En relación con ello, habría que analizar las características que se atribuyen a las sectas: adhesión al grupo y al líder, dependencia económica y otras. En todo caso, sus adeptos parecen, en general, ignorar que lo son y de ahí la dificultad para desentrañar la naturaleza de las mismas. Se trata, en principio, de pequeños grupos que tienden a vivir aislados del resto. Mas, ¿sería factible la existencia de una formada por millones de acólitos?
Se puede argumentar que ya no se trataría de una secta, sino de una religión o de una ideología extendida. Pero hay ejemplos, como fue el caso de los anabaptistas, surgidos en el contexto de la reforma protestante, y que se multiplicaron en número hasta constituir un movimiento amplio. Se podrían citar otras observancias derivadas del luteranismo o del calvinismo inicial, como presbiterianos o testigos de Jehová; asimismo, ofrece ejemplos el orbe laico, como muestra el caso de los partidos comunistas manados del poder bolchevique en Rusia y relacionados con la Komintern y el estalinismo. Nos ilustraría todo ello sobre la posibilidad de que movimientos políticos de amplitud pudieran haber funcionado como sectas, o lo fueran en cierta medida, incluso en sentido estricto.

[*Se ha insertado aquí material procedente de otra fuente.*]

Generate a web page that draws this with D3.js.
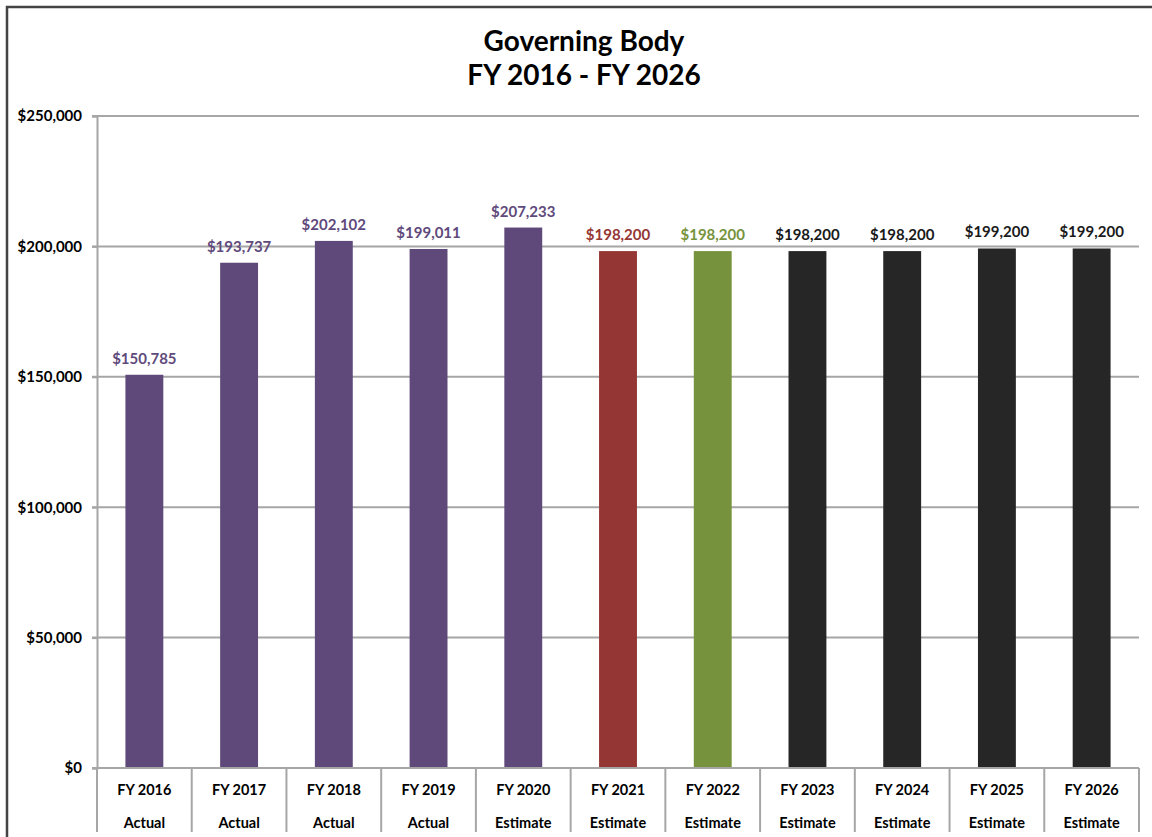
<!DOCTYPE html>
<html><head><meta charset="utf-8">
<script src="https://cdn.jsdelivr.net/npm/d3@7"></script>
<style>body{margin:0;background:#fff}svg{display:block}</style>
</head><body><svg id="c" width="1152" height="837"></svg>
<script>
const years = ["FY 2016","FY 2017","FY 2018","FY 2019","FY 2020","FY 2021","FY 2022","FY 2023","FY 2024","FY 2025","FY 2026"];
const kinds = ["Actual","Actual","Actual","Actual","Estimate","Estimate","Estimate","Estimate","Estimate","Estimate","Estimate"];
const values = [150785,193737,202102,199011,207233,198200,198200,198200,198200,199200,199200];
const barColors = ["#5f497a","#5f497a","#5f497a","#5f497a","#5f497a","#943634","#76923c","#262626","#262626","#262626","#262626"];
const labelColors = ["#604a7b","#604a7b","#604a7b","#604a7b","#604a7b","#953735","#77933c","#1a1a1a","#1a1a1a","#1a1a1a","#1a1a1a"];
const yTicks = [0,50000,100000,150000,200000,250000];
const titleLines = ["Governing Body","FY 2016 - FY 2026"];

const svg = d3.select("#c");
const font = "Lato, 'Open Sans', sans-serif";
const L = 97, R = 1139, T = 116, B = 768;
const x = d3.scaleBand().domain(years).range([L,R]).paddingInner(0.6).paddingOuter(0.3);
const xb = d3.scaleBand().domain(years).range([L,R]);
const y = d3.scaleLinear().domain([0,250000]).range([B,T]);

// outer frame
svg.append("path").attr("d","M7,837 V7 H1152").attr("fill","none").attr("stroke","#444").attr("stroke-width",2.5);

// title
svg.append("g").selectAll("text").data(titleLines).join("text")
  .attr("x",584).attr("y",(d,i)=>51+i*34).attr("text-anchor","middle")
  .attr("font-family",font).attr("font-weight","bold").attr("font-size",28).attr("fill","#000").text(d=>d);

// gridlines
svg.append("g").selectAll("line").data(yTicks).join("line")
  .attr("x1",L-5).attr("x2",R).attr("y1",d=>y(d)).attr("y2",d=>y(d))
  .attr("stroke","#a6a6a6").attr("stroke-width",2);

// y axis
const yAxis = svg.append("g").attr("transform",`translate(${L},0)`)
  .call(d3.axisLeft(y).tickValues(yTicks).tickSize(5).tickPadding(10).tickFormat(d=>"$"+d3.format(",")(d)));
yAxis.select(".domain").attr("stroke","#a6a6a6").attr("stroke-width",2);
yAxis.selectAll(".tick line").attr("stroke","#a6a6a6").attr("stroke-width",2);
yAxis.selectAll("text").attr("font-family",font).attr("font-weight","bold").attr("font-size",15).attr("fill","#000");

// bars
svg.append("g").selectAll("rect").data(values).join("rect")
  .attr("x",(d,i)=>x(years[i])).attr("width",x.bandwidth())
  .attr("y",d=>y(d)).attr("height",d=>B-y(d))
  .attr("fill",(d,i)=>barColors[i]);

// value labels
svg.append("g").selectAll("text").data(values).join("text")
  .attr("x",(d,i)=>x(years[i])+x.bandwidth()/2).attr("y",d=>y(d)-11)
  .attr("text-anchor","middle").attr("font-family",font).attr("font-weight","bold").attr("font-size",15)
  .attr("fill",(d,i)=>labelColors[i]).text(d=>"$"+d3.format(",")(d));

// x axis with category separators
const xAxis = svg.append("g").attr("transform",`translate(0,${B})`);
xAxis.append("line").attr("x1",L).attr("x2",R).attr("y1",0).attr("y2",0).attr("stroke","#a6a6a6").attr("stroke-width",2);
const seps = years.map(d=>xb(d)).concat([R]);
xAxis.selectAll("line.sep").data(seps).join("line").attr("class","sep")
  .attr("x1",d=>d).attr("x2",d=>d).attr("y1",0).attr("y2",64)
  .attr("stroke","#a6a6a6").attr("stroke-width",2);
xAxis.selectAll("text.yr").data(years).join("text").attr("class","yr")
  .attr("x",d=>xb(d)+xb.bandwidth()/2).attr("y",27).attr("text-anchor","middle")
  .attr("font-family",font).attr("font-weight","bold").attr("font-size",14.5).attr("fill","#000").text(d=>d);
xAxis.selectAll("text.kd").data(kinds).join("text").attr("class","kd")
  .attr("x",(d,i)=>xb(years[i])+xb.bandwidth()/2).attr("y",60).attr("text-anchor","middle")
  .attr("font-family",font).attr("font-weight","bold").attr("font-size",14.5).attr("fill","#000").text(d=>d);
</script></body></html>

Imaginemos la existencia de una de ellas, en forma de iglesia, partido político u organización que, en nuestro días, en España incluso, estuviera integrada por cientos de miles, e incluso millones, de adeptos, no siendo conscientes, en su mayoría, de su pertenencia ni tampoco, en gran medida, de la existencia de la secta misma. Se trataría de una gran masa de potenciales ciudadanos, obedientes sin crítica alguna a las emulsiones ideológicas o tácticas de su líder, con silencio o aquiescencia, y no solo por dependencia económica, sino por una suerte de sumisión del pensamiento. Insertada en el cuerpo político, en los medios de comunicación y en una parte mollar del tejido social, se convertiría en un peligroso azar para el bienestar del país, pues secta sería al fin y al cabo, con todos los efectos perniciosos de su condición, pero sin parecerlo. Tendríamos, por tanto, una modalidad de secta subrepticia, invisible, aunque presente y actuante, con el silencio y la obediencia como armas, además de una moral variable en función de los vaivenes del grupo y su gurú. Supongo que es solo un atisbo de pesadilla, una fabulación febril de quien suscribe. La sola posibilidad de que la misma pudiera tener algún viso de corporeizarse, de hacerse realidad, provocaría escalofríos en cualquier ciudadano consciente. Aunque insisto en que es pura fantasía del autor de estas líneas. O eso espero.